O poderoso reino Persa do rei Dario I, sob o comando do general Mardônio, avançou em direção a Jônia, tendo recuperado Trácia e Macedônia onde diversas rebeliões punham em risco o controle estratégico daquelas regiões. Em 490 a.C. uma segunda campanha, pelo mar Egeu já sob o comando de Dátis e Artafernes, o império persa seguiu a retomada de controle e visava atacar Atenas. A defesa a este ataque impediu, ainda que temporariamente, a vitória persa sobre Atenas. Na famosa Batalha de Maratona o exército grego comandado pelo general Milciades, conseguiu vencer os persas que se encontravam em ampla vantagem. Segundo alguns historiadores as forças gregas contariam com 10 a 15 mil homens enquanto os persas somavam mais de 20 mil homens quando desembarcaram na Baía de Maratona. Algumas fontes chegam a indicar os persas com forças que chegariam a 50 mil homens.
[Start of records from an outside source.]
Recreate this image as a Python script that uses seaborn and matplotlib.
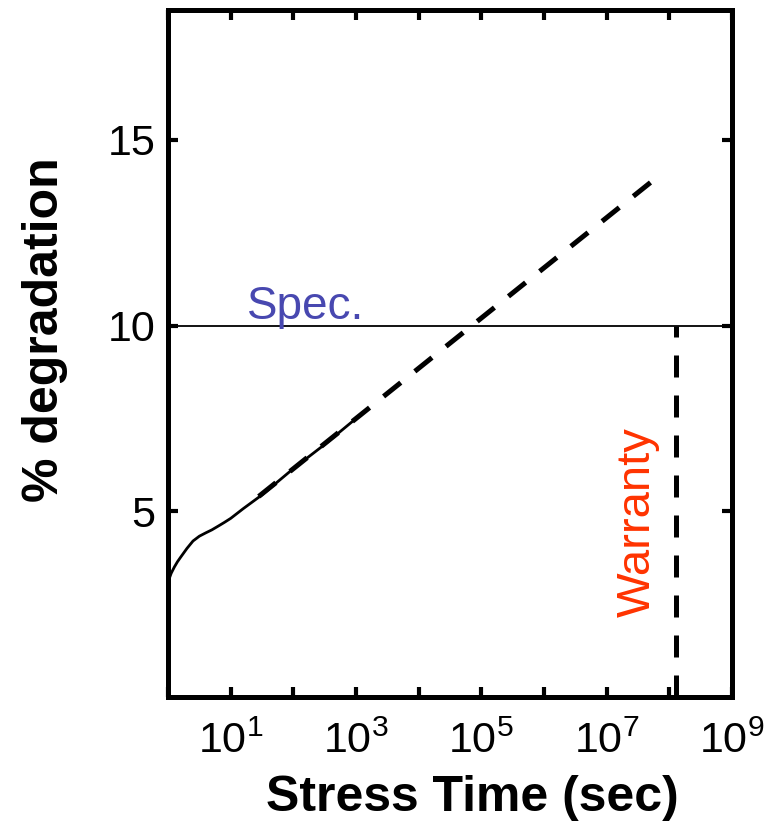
import math
import matplotlib
matplotlib.use('Agg')
import pandas as pd
import matplotlib.pyplot as plt
import matplotlib.ticker as mticker
import seaborn as sns

# measured degradation (solid curve)
stress_time = [1, 1.12, 1.26, 1.41, 1.58, 2.0, 2.5, 3.16, 4.0, 5.0, 6.3, 7.9, 10,
               15.8, 32, 100, 316, 1000, 1260]
degradation = [3.1, 3.33, 3.5, 3.64, 3.76, 4.0, 4.2, 4.33, 4.42, 4.5, 4.6, 4.7, 4.81,
               5.07, 5.45, 6.15, 6.8, 7.5, 7.65]

# power-law extrapolation (dashed)
extrap_time = [28, 7.0e7]
extrap_degr = [5.4, 14.05]

spec_limit = 10
warranty_time = [1.3e8, 1.3e8]
warranty_degr = [0, 10]

yticks = [5, 10, 15]
xlim = (1, 1e9)
ylim = (0, 18.5)


def decade_label(v, pos):
    e = int(round(math.log10(v)))
    if e % 2 == 1:
        return '$10^{%d}$' % e
    return ''


def main():
    sns.set_style('ticks')
    plt.rcParams['font.family'] = ['Liberation Sans', 'DejaVu Sans']
    plt.rcParams['mathtext.default'] = 'regular'

    fig = plt.figure(figsize=(7.64, 8.32), dpi=100)
    ax = fig.add_axes([0.22, 0.1623, 0.738, 0.8257])

    meas = pd.DataFrame({'t': stress_time, 'd': degradation})
    ext = pd.DataFrame({'t': extrap_time, 'd': extrap_degr})
    war = pd.DataFrame({'t': warranty_time, 'd': warranty_degr})

    sns.lineplot(data=meas, x='t', y='d', ax=ax, color='black', lw=2.0, estimator=None)
    sns.lineplot(data=ext, x='t', y='d', ax=ax, color='black', lw=3.6,
                 estimator=None, linestyle=(0, (4.4, 3.6)))
    sns.lineplot(data=war, x='t', y='d', ax=ax, color='black', lw=3.6,
                 estimator=None, sort=False, linestyle=(0, (4.4, 3.6)))
    ax.axhline(spec_limit, color='black', lw=1.3)

    ax.text(155, 10.19, 'Spec.', color='#4848B0', fontsize=33,
            ha='center', va='baseline')
    ax.text(3.2e7, 4.7, 'Warranty', color='#FF3300', fontsize=34,
            rotation=90, ha='center', va='center')

    ax.set_xscale('log')
    ax.set_xlim(*xlim)
    ax.set_ylim(*ylim)
    ax.xaxis.set_major_locator(mticker.LogLocator(base=10, numticks=20))
    ax.xaxis.set_minor_locator(mticker.NullLocator())
    ax.xaxis.set_major_formatter(mticker.FuncFormatter(decade_label))
    ax.set_yticks(yticks)
    ax.set_yticklabels([str(v) for v in yticks])

    ax.tick_params(axis='both', which='major', direction='in', length=7, width=3,
                   top=True, right=True, labelsize=31, color='black',
                   labelcolor='black')
    ax.tick_params(axis='x', pad=18)
    ax.tick_params(axis='y', pad=9)
    for s in ax.spines.values():
        s.set_linewidth(3.6)
        s.set_color('black')

    ax.set_xlabel('Stress Time (sec)', fontsize=36, fontweight='bold', color='black')
    ax.set_ylabel('% degradation', fontsize=36, fontweight='bold', color='black')
    ax.xaxis.set_label_coords(0.539, -0.114)
    ax.yaxis.set_label_coords(-0.178, 0.534)

    fig.savefig('out.png', dpi=100)


if __name__ == '__main__':
    main()
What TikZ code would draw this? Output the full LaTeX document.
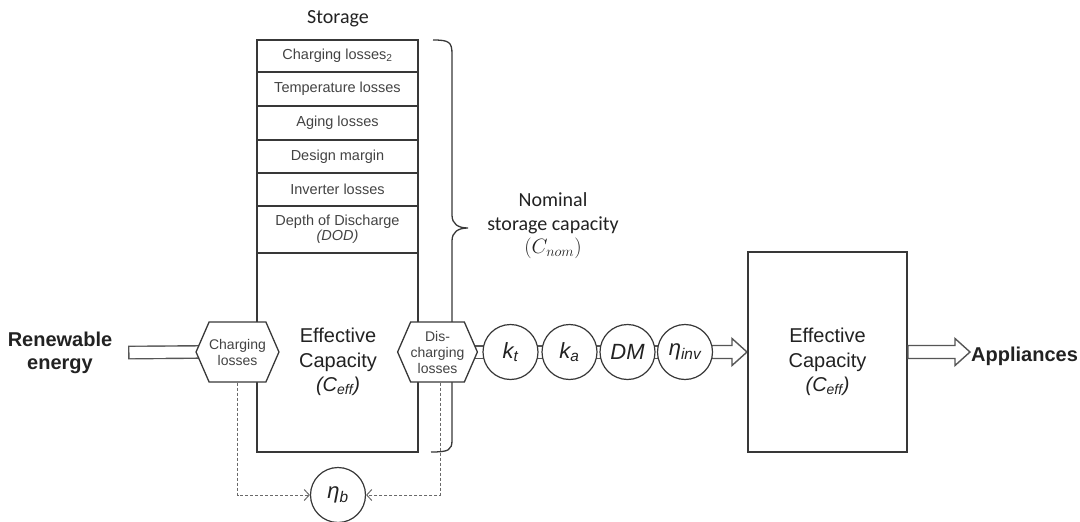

A desproporção entre as forças gregas e persas deixava óbvio que, em um combate corpo a corpo, homem a homem, os persas venceriam com facilidade. Entretanto uma nova estratégia foi utilizada e mudou completamente o cenário: a infantaria com formação em falanges. Com organização compacta, cercada e protegida por escudos intercalados por longas lanças, os soldados persas não conseguiam usar sua cavalaria, não tinham chance de se aproximar em função das longas lanças, suas espadas curtas eram inviáveis e assim, foram forçados a recuar até a praia onde desembarcaram. Os persas foram vencidos, mas de uma maneira completamente inesperada. A organização compacta, treinada, disciplinada e persistente era a novidade.
Vencida a batalha, Milcíades envia Fidípides de volta a Atenas para comunicar a vitória. Aproximadamente 42 quilômetros de distância, em uma corrida heroica e ao mesmo tempo dramática. Segundo consta, Fidípides cumpre sua missão informando: “alegrai-vos atenienses, nós vencemos!” e desaba morto pelo esforço. Verdade, mito romantizado? Não sabemos. O fato é que o suposto esforço de Fidípides inspirou uma das provas olímpicas mais difíceis, a maratona.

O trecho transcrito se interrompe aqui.